Extract the data exactly, missing nothing.

+-------+

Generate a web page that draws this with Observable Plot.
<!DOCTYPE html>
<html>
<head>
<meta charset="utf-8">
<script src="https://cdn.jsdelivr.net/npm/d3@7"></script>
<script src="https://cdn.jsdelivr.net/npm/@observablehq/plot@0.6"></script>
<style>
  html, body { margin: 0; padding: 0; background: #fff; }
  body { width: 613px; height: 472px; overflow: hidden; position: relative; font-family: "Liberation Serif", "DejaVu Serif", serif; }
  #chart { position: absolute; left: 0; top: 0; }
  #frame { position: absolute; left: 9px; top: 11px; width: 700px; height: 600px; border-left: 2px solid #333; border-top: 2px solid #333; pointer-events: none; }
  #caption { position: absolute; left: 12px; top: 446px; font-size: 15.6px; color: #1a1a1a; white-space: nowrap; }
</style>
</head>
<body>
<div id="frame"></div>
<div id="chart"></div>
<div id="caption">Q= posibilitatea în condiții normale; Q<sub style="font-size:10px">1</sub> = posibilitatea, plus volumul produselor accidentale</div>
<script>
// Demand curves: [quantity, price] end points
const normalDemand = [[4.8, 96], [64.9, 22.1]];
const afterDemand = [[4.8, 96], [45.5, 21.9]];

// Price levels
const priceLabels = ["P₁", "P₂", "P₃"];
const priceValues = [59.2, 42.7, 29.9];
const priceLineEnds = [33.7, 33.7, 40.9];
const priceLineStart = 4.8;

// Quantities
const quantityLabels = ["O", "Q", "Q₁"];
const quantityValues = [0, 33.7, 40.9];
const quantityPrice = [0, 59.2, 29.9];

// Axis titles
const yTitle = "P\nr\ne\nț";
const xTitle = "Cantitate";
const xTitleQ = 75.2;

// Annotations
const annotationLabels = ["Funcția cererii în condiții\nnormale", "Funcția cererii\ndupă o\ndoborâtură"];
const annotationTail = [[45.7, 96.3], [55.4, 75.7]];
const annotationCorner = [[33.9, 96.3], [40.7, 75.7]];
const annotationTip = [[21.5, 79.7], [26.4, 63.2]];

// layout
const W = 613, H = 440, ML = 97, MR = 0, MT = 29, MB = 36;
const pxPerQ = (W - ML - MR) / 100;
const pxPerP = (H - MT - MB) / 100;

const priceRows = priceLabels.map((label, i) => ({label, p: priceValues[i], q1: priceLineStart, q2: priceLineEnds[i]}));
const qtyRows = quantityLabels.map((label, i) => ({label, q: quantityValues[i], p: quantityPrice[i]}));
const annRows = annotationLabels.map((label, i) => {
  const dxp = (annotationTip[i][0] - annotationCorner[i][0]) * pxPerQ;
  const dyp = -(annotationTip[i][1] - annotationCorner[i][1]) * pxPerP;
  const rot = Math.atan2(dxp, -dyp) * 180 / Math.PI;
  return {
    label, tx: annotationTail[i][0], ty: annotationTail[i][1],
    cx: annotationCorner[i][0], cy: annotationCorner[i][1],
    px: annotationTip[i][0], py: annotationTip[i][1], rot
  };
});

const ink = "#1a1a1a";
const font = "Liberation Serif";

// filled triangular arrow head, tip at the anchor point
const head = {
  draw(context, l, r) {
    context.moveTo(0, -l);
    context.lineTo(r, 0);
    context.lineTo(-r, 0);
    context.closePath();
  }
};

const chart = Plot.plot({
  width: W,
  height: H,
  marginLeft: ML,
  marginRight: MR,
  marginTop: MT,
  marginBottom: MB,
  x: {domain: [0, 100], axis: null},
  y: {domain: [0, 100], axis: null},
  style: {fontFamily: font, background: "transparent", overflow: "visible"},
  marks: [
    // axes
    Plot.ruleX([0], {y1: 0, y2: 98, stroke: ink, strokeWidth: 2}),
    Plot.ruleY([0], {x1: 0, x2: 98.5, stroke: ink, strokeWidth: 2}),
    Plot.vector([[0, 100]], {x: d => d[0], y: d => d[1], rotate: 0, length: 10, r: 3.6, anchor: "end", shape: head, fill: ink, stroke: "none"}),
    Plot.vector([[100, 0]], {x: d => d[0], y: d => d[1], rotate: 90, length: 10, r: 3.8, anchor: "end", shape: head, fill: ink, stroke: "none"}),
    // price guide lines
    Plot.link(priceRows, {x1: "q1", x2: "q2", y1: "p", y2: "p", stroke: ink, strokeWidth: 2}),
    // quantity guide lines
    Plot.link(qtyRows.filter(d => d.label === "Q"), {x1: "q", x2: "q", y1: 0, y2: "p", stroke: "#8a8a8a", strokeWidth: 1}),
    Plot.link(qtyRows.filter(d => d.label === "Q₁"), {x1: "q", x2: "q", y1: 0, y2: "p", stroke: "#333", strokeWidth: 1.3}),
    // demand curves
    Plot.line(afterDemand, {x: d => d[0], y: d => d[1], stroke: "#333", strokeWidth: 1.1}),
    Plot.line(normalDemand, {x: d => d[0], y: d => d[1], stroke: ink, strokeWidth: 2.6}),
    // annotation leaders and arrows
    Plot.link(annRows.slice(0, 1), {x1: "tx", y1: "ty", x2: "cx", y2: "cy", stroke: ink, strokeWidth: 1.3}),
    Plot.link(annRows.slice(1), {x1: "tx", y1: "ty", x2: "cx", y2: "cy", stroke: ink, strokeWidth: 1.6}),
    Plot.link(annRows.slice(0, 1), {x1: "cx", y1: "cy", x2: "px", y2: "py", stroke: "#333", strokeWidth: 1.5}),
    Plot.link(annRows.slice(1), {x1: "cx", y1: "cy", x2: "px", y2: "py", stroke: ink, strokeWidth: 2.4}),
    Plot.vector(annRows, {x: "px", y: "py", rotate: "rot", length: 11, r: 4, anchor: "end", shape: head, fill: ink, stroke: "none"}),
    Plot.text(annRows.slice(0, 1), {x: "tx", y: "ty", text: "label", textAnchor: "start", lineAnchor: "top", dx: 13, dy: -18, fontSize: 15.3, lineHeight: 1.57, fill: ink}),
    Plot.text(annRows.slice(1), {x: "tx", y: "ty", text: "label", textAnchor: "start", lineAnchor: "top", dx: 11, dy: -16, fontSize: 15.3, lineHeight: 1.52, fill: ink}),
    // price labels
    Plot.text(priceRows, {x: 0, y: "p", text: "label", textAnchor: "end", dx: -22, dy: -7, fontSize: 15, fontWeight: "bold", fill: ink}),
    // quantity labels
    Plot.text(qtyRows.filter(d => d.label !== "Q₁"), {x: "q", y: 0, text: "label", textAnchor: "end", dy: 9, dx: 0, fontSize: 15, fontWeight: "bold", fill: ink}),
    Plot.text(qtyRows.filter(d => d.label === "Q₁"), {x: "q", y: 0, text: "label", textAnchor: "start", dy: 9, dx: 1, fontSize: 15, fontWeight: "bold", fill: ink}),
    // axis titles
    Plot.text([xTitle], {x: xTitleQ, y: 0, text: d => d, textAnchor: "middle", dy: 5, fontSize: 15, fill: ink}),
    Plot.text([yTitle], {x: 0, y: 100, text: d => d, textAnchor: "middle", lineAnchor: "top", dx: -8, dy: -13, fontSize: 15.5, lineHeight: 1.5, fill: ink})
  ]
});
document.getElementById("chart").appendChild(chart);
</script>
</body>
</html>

+-------+

Exercise response
Generate a web page that draws this with Observable Plot.
<!DOCTYPE html>
<html>
<head>
<meta charset="utf-8">
<script src="https://cdn.jsdelivr.net/npm/d3@7"></script>
<script src="https://cdn.jsdelivr.net/npm/@observablehq/plot@0.6"></script>
<style>
  html, body { margin: 0; padding: 0; background: #fff; }
  body { width: 613px; height: 472px; overflow: hidden; position: relative; font-family: "Liberation Serif", "DejaVu Serif", serif; }
  #chart { position: absolute; left: 0; top: 0; }
  #frame { position: absolute; left: 9px; top: 11px; width: 700px; height: 600px; border-left: 2px solid #333; border-top: 2px solid #333; pointer-events: none; }
  #caption { position: absolute; left: 12px; top: 446px; font-size: 15.6px; color: #1a1a1a; white-space: nowrap; }
</style>
</head>
<body>
<div id="frame"></div>
<div id="chart"></div>
<div id="caption">Q= posibilitatea în condiții normale; Q<sub style="font-size:10px">1</sub> = posibilitatea, plus volumul produselor accidentale</div>
<script>
// Demand curves: [quantity, price] end points
const normalDemand = [[4.8, 96], [64.9, 22.1]];
const afterDemand = [[4.8, 96], [45.5, 21.9]];

// Price levels
const priceLabels = ["P₁", "P₂", "P₃"];
const priceValues = [59.2, 42.7, 29.9];
const priceLineEnds = [33.7, 33.7, 40.9];
const priceLineStart = 4.8;

// Quantities
const quantityLabels = ["O", "Q", "Q₁"];
const quantityValues = [0, 33.7, 40.9];
const quantityPrice = [0, 59.2, 29.9];

// Axis titles
const yTitle = "P\nr\ne\nț";
const xTitle = "Cantitate";
const xTitleQ = 75.2;

// Annotations
const annotationLabels = ["Funcția cererii în condiții\nnormale", "Funcția cererii\ndupă o\ndoborâtură"];
const annotationTail = [[45.7, 96.3], [55.4, 75.7]];
const annotationCorner = [[33.9, 96.3], [40.7, 75.7]];
const annotationTip = [[21.5, 79.7], [26.4, 63.2]];

// layout
const W = 613, H = 440, ML = 97, MR = 0, MT = 29, MB = 36;
const pxPerQ = (W - ML - MR) / 100;
const pxPerP = (H - MT - MB) / 100;

const priceRows = priceLabels.map((label, i) => ({label, p: priceValues[i], q1: priceLineStart, q2: priceLineEnds[i]}));
const qtyRows = quantityLabels.map((label, i) => ({label, q: quantityValues[i], p: quantityPrice[i]}));
const annRows = annotationLabels.map((label, i) => {
  const dxp = (annotationTip[i][0] - annotationCorner[i][0]) * pxPerQ;
  const dyp = -(annotationTip[i][1] - annotationCorner[i][1]) * pxPerP;
  const rot = Math.atan2(dxp, -dyp) * 180 / Math.PI;
  return {
    label, tx: annotationTail[i][0], ty: annotationTail[i][1],
    cx: annotationCorner[i][0], cy: annotationCorner[i][1],
    px: annotationTip[i][0], py: annotationTip[i][1], rot
  };
});

const ink = "#1a1a1a";
const font = "Liberation Serif";

// filled triangular arrow head, tip at the anchor point
const head = {
  draw(context, l, r) {
    context.moveTo(0, -l);
    context.lineTo(r, 0);
    context.lineTo(-r, 0);
    context.closePath();
  }
};

const chart = Plot.plot({
  width: W,
  height: H,
  marginLeft: ML,
  marginRight: MR,
  marginTop: MT,
  marginBottom: MB,
  x: {domain: [0, 100], axis: null},
  y: {domain: [0, 100], axis: null},
  style: {fontFamily: font, background: "transparent", overflow: "visible"},
  marks: [
    // axes
    Plot.ruleX([0], {y1: 0, y2: 98, stroke: ink, strokeWidth: 2}),
    Plot.ruleY([0], {x1: 0, x2: 98.5, stroke: ink, strokeWidth: 2}),
    Plot.vector([[0, 100]], {x: d => d[0], y: d => d[1], rotate: 0, length: 10, r: 3.6, anchor: "end", shape: head, fill: ink, stroke: "none"}),
    Plot.vector([[100, 0]], {x: d => d[0], y: d => d[1], rotate: 90, length: 10, r: 3.8, anchor: "end", shape: head, fill: ink, stroke: "none"}),
    // price guide lines
    Plot.link(priceRows, {x1: "q1", x2: "q2", y1: "p", y2: "p", stroke: ink, strokeWidth: 2}),
    // quantity guide lines
    Plot.link(qtyRows.filter(d => d.label === "Q"), {x1: "q", x2: "q", y1: 0, y2: "p", stroke: "#8a8a8a", strokeWidth: 1}),
    Plot.link(qtyRows.filter(d => d.label === "Q₁"), {x1: "q", x2: "q", y1: 0, y2: "p", stroke: "#333", strokeWidth: 1.3}),
    // demand curves
    Plot.line(afterDemand, {x: d => d[0], y: d => d[1], stroke: "#333", strokeWidth: 1.1}),
    Plot.line(normalDemand, {x: d => d[0], y: d => d[1], stroke: ink, strokeWidth: 2.6}),
    // annotation leaders and arrows
    Plot.link(annRows.slice(0, 1), {x1: "tx", y1: "ty", x2: "cx", y2: "cy", stroke: ink, strokeWidth: 1.3}),
    Plot.link(annRows.slice(1), {x1: "tx", y1: "ty", x2: "cx", y2: "cy", stroke: ink, strokeWidth: 1.6}),
    Plot.link(annRows.slice(0, 1), {x1: "cx", y1: "cy", x2: "px", y2: "py", stroke: "#333", strokeWidth: 1.5}),
    Plot.link(annRows.slice(1), {x1: "cx", y1: "cy", x2: "px", y2: "py", stroke: ink, strokeWidth: 2.4}),
    Plot.vector(annRows, {x: "px", y: "py", rotate: "rot", length: 11, r: 4, anchor: "end", shape: head, fill: ink, stroke: "none"}),
    Plot.text(annRows.slice(0, 1), {x: "tx", y: "ty", text: "label", textAnchor: "start", lineAnchor: "top", dx: 13, dy: -18, fontSize: 15.3, lineHeight: 1.57, fill: ink}),
    Plot.text(annRows.slice(1), {x: "tx", y: "ty", text: "label", textAnchor: "start", lineAnchor: "top", dx: 11, dy: -16, fontSize: 15.3, lineHeight: 1.52, fill: ink}),
    // price labels
    Plot.text(priceRows, {x: 0, y: "p", text: "label", textAnchor: "end", dx: -22, dy: -7, fontSize: 15, fontWeight: "bold", fill: ink}),
    // quantity labels
    Plot.text(qtyRows.filter(d => d.label !== "Q₁"), {x: "q", y: 0, text: "label", textAnchor: "end", dy: 9, dx: 0, fontSize: 15, fontWeight: "bold", fill: ink}),
    Plot.text(qtyRows.filter(d => d.label === "Q₁"), {x: "q", y: 0, text: "label", textAnchor: "start", dy: 9, dx: 1, fontSize: 15, fontWeight: "bold", fill: ink}),
    // axis titles
    Plot.text([xTitle], {x: xTitleQ, y: 0, text: d => d, textAnchor: "middle", dy: 5, fontSize: 15, fill: ink}),
    Plot.text([yTitle], {x: 0, y: 100, text: d => d, textAnchor: "middle", lineAnchor: "top", dx: -8, dy: -13, fontSize: 15.5, lineHeight: 1.5, fill: ink})
  ]
});
document.getElementById("chart").appendChild(chart);
</script>
</body>
</html>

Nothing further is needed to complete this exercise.